# What if Kanye West is retarded?



## Lucretius (Sep 10, 2009)

Regan said:


> yes!! which is why i felt inclined to make that post. there is seriously something wrong with a grown man who thinks it's okay to basically publicly humiliate a teenage girl, on a night that was probably very special to her. i just wanna punch him. :mellow:


Ha, I just realized that video is posted in this thread, on the same page no less. Pardon me while I make a fool of myself... :blushed: *sigh* This is what happens when I don't read carefully....

But still, my opinion stands. That guy is a bastard. I really appreciate what Beyoncé did for her later though. I cried... I don't know if anyone else had this overwhelming desire to give Taylor a big hug?


----------



## 1057 (Apr 9, 2009)

yeah, i definitely have a new-found respect for beyonce .. she's one classy lady.


----------



## Alysaria (Jul 7, 2009)

Azrael said:


> Ha, I just realized that video is posted in this thread, on the same page no less. Pardon me while I make a fool of myself... :blushed: *sigh* This is what happens when I don't read carefully....
> 
> But still, my opinion stands. That guy is a bastard. I really appreciate what Beyoncé did for her later though. I cried... I don't know if anyone else had this overwhelming desire to give Taylor a big hug?

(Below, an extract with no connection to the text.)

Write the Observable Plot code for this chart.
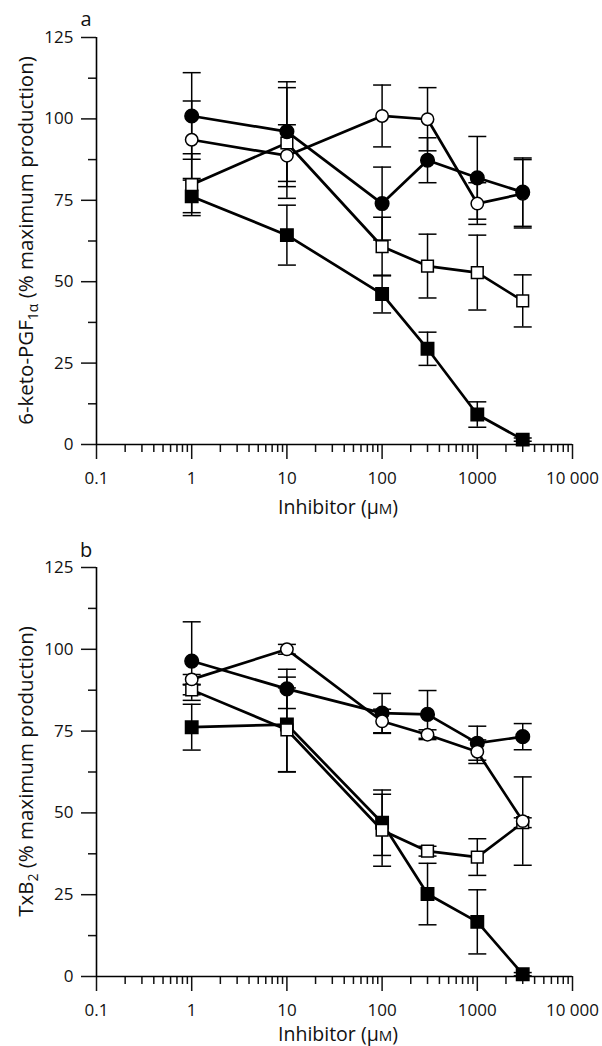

Yes! I wanted to give her a hug. She just looked so...crushed. And after being so obviously surprised and delighted to have won. >.> During her performance, it looked like she was telling herself not to cry at the beginning, and then she just channeled into anger and rocked it out :happy:

Even if it's just good PR on Beyonce's part, that was still pretty awesome. If I were her, I would've been so pissed off at Kanye for dragging me into his crap.


----------



## Spooky (Oct 30, 2008)

Regan said:


> kanye west IS fuckin retarded, i hate him





Tyler87 said:


> I bet he likes fish sticks...


I hope he chokes on a fish dick. :angry:


----------



## Femme (Jul 12, 2009)

contactmusic.com said:


> Cocky rap star KANYE WEST is calling for a revised edition of THE BIBLE, because he thinks he should be a character in it.
> The JESUS WALKS hitmaker, who picked up three Grammy Awards last night (08FEB06), feels sure he'd be "a griot" (West African storyteller) in a modern Bible.
> He says, "I bring up historical subjects in a way that makes kids want to learn about them. I'm an inspirational speaker.
> "I changed the sound of music more than one time... For all those reasons, I'd be a part of the Bible. I'm definitely in the history books already."


My brother just told me about this.

Seriouuuuuuuuuusly.


----------



## Spooky (Oct 30, 2008)

He thinks he is _"the voice of this generation...of this decade" _ Haha! :laughing: Fucking retard!


----------